Скоро совершилось и венчание князя Фёдора Васильевича, или Фёдора Игнатьева, со ссыльной княжной Марьей Александровной в той же новой меншиковской церкви, в тайности, без свидетелей и без записи в метрической книге, которых, впрочем, в те времена не велось и в любой церкви внутри государства. Никто из посторонних не знал об этом браке; начальство, может быть, и догадывалось о нём, но, вероятно, считая его делом домашним, не видело в том никакой провинности. Все видели, как молодой приезжий каждый день гулял с девушкой по любимой ими береговой дорожке, оба такие красивые, он в новом кафтане из тонкого сукна, а она, такая весёлая, в чёрном бархатном платье, и оба они казались до того счастливыми, что ни у кого недостало злобы на донос.
Прошёл ещё год. Семья Меншиковых наслаждалась тихим счастьем, не замечая времени, не имея никаких сведений о придворных конъюнктурах и не желая знать о них. Александр Данилович, казалось, совершенно успокоился. Прежде, по временам, его мучила мысль о будущности своей семьи, что будет с его малолетними детьми, когда его не станет, но теперь у них явился защитник надёжный, который любит их, сумеет оградить в случае напасти и здесь и там, если переменятся обстоятельства и они снова воротятся. Но вместе со спокойствием, как замечали дети, он стал чувствовать себя хуже. Появились прежние обмороки и кровохарканье, стало усиливаться стеснение в груди — раз даже его принесли без чувств с его обычного местечка, где он любил оставаться один.
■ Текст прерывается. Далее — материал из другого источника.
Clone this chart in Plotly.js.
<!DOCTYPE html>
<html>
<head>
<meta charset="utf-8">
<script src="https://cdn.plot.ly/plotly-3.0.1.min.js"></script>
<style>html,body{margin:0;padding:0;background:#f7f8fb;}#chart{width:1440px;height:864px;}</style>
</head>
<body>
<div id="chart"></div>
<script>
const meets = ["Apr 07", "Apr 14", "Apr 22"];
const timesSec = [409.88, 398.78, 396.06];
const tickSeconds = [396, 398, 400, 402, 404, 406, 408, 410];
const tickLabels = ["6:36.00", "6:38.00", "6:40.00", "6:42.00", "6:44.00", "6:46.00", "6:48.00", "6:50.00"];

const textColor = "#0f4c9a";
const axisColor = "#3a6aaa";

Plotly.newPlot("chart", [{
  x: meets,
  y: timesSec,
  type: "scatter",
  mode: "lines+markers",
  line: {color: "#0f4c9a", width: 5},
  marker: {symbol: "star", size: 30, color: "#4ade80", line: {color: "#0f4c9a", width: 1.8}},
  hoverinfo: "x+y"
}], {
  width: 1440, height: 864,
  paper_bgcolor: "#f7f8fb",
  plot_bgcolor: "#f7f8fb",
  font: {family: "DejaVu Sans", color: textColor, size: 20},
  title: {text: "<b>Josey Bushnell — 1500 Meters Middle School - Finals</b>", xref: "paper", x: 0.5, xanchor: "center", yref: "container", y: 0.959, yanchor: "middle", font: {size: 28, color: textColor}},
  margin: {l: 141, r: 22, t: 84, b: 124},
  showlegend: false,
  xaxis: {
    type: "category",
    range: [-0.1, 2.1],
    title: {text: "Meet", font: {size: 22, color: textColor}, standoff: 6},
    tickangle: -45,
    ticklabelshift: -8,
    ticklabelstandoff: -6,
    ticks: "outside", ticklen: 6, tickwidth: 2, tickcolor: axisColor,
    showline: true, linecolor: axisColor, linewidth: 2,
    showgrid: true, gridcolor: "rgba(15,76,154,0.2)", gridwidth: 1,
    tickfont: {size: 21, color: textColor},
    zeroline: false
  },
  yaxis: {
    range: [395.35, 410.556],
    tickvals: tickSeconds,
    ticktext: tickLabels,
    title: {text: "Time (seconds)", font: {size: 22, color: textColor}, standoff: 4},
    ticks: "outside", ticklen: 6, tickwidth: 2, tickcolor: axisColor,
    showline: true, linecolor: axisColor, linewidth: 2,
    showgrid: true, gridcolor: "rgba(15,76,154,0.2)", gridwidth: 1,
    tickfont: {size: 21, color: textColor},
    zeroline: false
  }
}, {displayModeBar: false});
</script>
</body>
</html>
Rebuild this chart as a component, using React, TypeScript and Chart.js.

С наступлением зимы болезненные явления увеличились до того, что с каждым днём можно было ожидать роковой развязки, которую и ожидал больной со спокойствием, с ясностью древнего христианина. 12 ноября Александр Данилович умер, тихо, без всяких страданий, благословляя и утешая плачущих детей. На третий день его похоронили, согласно с его желанием, близ церкви на любимом его месте на берегу Сосвы.
Теперь нет и следов могилы светлейшего… её давно снесли воды Сосвы, отмывавшей в этом месте каждый год выдающиеся части берега.
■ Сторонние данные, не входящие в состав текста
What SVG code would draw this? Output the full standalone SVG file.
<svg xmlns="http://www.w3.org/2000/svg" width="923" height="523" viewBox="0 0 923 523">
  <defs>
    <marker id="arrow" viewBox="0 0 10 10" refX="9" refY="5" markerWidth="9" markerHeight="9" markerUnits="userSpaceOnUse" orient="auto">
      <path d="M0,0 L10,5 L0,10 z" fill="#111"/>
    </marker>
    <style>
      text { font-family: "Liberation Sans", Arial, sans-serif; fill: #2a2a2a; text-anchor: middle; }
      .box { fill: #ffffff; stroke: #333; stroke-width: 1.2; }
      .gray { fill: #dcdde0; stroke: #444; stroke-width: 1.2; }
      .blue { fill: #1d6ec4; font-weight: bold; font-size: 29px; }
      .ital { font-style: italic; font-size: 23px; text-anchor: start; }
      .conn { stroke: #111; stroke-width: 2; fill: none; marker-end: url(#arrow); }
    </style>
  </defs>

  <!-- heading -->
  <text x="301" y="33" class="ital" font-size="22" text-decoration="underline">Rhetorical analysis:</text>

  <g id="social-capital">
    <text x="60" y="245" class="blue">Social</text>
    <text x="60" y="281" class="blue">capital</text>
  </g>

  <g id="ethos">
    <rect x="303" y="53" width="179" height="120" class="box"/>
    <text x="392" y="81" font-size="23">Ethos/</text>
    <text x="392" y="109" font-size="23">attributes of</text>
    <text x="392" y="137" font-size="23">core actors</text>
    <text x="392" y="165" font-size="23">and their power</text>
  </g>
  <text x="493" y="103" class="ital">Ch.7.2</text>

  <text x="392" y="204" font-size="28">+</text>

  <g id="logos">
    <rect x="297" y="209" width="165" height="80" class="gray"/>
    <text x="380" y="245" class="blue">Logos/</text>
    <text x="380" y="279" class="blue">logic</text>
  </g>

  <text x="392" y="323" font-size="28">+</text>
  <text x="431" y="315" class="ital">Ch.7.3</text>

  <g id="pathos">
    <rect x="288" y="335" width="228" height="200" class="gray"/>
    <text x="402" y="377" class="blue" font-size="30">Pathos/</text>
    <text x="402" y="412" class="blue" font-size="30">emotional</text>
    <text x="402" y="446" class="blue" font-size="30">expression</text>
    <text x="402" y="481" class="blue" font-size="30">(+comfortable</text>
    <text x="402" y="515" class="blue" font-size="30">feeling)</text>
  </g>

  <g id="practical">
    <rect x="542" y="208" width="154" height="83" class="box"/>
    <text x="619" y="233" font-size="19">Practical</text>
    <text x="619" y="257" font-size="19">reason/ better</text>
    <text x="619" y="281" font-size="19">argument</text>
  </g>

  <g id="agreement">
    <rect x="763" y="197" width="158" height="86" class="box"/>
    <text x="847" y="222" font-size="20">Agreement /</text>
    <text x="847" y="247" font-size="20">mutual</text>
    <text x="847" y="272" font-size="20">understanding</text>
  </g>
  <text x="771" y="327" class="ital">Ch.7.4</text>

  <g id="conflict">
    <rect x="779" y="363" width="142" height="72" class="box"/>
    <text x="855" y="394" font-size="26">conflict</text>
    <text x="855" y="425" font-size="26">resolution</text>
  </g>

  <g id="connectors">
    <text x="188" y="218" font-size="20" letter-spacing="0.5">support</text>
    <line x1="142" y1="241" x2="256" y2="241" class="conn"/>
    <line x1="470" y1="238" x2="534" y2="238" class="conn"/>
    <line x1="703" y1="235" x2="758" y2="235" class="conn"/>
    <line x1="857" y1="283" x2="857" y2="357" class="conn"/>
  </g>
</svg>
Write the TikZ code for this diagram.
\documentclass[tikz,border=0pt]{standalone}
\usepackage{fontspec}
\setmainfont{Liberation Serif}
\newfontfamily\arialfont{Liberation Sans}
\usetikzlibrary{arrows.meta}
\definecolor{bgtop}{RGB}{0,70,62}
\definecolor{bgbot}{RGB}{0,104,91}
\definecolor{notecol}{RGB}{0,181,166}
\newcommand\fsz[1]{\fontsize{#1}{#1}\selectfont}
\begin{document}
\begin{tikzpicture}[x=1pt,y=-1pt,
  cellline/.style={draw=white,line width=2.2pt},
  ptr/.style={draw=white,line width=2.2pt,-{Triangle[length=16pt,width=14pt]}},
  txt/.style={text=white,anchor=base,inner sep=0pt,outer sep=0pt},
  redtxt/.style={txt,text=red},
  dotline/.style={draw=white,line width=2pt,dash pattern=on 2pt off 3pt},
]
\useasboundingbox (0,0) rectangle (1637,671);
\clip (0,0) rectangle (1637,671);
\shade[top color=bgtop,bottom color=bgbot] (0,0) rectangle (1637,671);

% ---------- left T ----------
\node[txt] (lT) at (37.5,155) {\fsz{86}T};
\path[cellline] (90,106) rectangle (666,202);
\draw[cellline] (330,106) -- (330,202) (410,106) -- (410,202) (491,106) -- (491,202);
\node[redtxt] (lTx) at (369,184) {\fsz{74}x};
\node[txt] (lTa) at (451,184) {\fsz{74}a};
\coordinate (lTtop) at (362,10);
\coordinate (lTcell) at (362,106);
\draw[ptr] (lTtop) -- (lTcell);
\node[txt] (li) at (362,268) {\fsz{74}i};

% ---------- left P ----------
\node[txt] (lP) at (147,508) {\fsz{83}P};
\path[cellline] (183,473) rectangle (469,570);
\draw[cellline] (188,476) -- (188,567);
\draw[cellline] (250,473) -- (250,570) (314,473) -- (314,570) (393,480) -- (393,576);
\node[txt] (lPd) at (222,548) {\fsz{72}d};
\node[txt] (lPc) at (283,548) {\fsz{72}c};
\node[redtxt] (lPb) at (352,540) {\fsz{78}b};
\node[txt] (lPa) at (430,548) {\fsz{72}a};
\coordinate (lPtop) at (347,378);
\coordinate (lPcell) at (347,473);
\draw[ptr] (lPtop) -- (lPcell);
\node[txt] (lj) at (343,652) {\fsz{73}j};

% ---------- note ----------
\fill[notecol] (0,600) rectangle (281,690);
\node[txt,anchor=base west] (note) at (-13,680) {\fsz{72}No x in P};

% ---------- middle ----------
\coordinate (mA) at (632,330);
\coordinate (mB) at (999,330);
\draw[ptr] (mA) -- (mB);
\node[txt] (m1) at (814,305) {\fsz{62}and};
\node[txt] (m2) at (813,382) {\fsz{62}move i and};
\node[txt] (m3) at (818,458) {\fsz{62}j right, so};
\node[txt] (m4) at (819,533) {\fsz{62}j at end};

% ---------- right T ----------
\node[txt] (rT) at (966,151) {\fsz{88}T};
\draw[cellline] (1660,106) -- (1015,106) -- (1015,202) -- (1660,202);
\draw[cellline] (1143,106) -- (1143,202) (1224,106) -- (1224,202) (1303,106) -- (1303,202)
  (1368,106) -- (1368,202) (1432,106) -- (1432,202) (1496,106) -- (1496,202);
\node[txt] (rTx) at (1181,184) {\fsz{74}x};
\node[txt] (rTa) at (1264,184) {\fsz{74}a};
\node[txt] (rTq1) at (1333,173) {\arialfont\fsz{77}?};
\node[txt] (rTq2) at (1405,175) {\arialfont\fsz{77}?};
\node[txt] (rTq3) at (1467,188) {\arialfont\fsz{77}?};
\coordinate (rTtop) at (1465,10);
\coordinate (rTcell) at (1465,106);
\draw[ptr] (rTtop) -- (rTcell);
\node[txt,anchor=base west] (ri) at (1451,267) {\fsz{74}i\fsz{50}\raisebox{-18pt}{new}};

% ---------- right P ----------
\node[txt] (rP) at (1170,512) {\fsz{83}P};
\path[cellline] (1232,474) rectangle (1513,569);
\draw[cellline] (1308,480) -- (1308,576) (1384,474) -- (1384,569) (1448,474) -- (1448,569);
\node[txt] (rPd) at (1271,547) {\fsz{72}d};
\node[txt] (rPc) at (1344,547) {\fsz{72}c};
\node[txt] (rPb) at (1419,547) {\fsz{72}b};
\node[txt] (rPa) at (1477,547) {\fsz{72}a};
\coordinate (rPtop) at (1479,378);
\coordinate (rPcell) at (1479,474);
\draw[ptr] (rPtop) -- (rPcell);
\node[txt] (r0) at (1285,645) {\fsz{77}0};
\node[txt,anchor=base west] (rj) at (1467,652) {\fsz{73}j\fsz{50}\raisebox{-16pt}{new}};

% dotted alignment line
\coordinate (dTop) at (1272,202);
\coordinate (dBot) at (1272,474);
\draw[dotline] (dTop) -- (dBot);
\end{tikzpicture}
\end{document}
По смерти нерушимого статуя надзор за ссыльным семейством значительно уменьшился — не стало главного виновника и опасного человека. Заключённым позволили беспрепятственно выходить во всякое время, и даже местный воевода подал надежду, что, вероятно, скоро разрешит им жительство в городе на вольной квартире. Впрочем, данным позволением широко воспользовался только один сын Александра Даниловича, с утра до вечера резвившийся на свободе; Марья Александровна Долгорукова почти не в силах была выходить из-за тяжёлой беременности, приближавшейся к концу.
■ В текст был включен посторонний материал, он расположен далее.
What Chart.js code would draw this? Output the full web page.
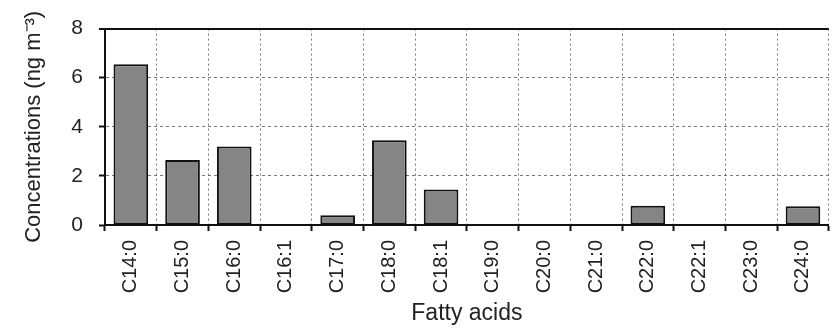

Огорчение от смерти отца расстроило до крайней степени истощённый организм молодой женщины, здоровье которой не могло не пошатнуться от непривычного сурового климата. По несчастью, к общим неблагоприятным условиям присоединилась ещё роковая неосторожность. Возвращаясь из отцовской церкви после панихиды в сороковой день, Марья Александровна оступилась на крыльце и упала, ударившись о ступени. Весь этот день появлялись и продолжались опасные признаки, в следующий произошли преждевременные роды мертворожденных двойняшек.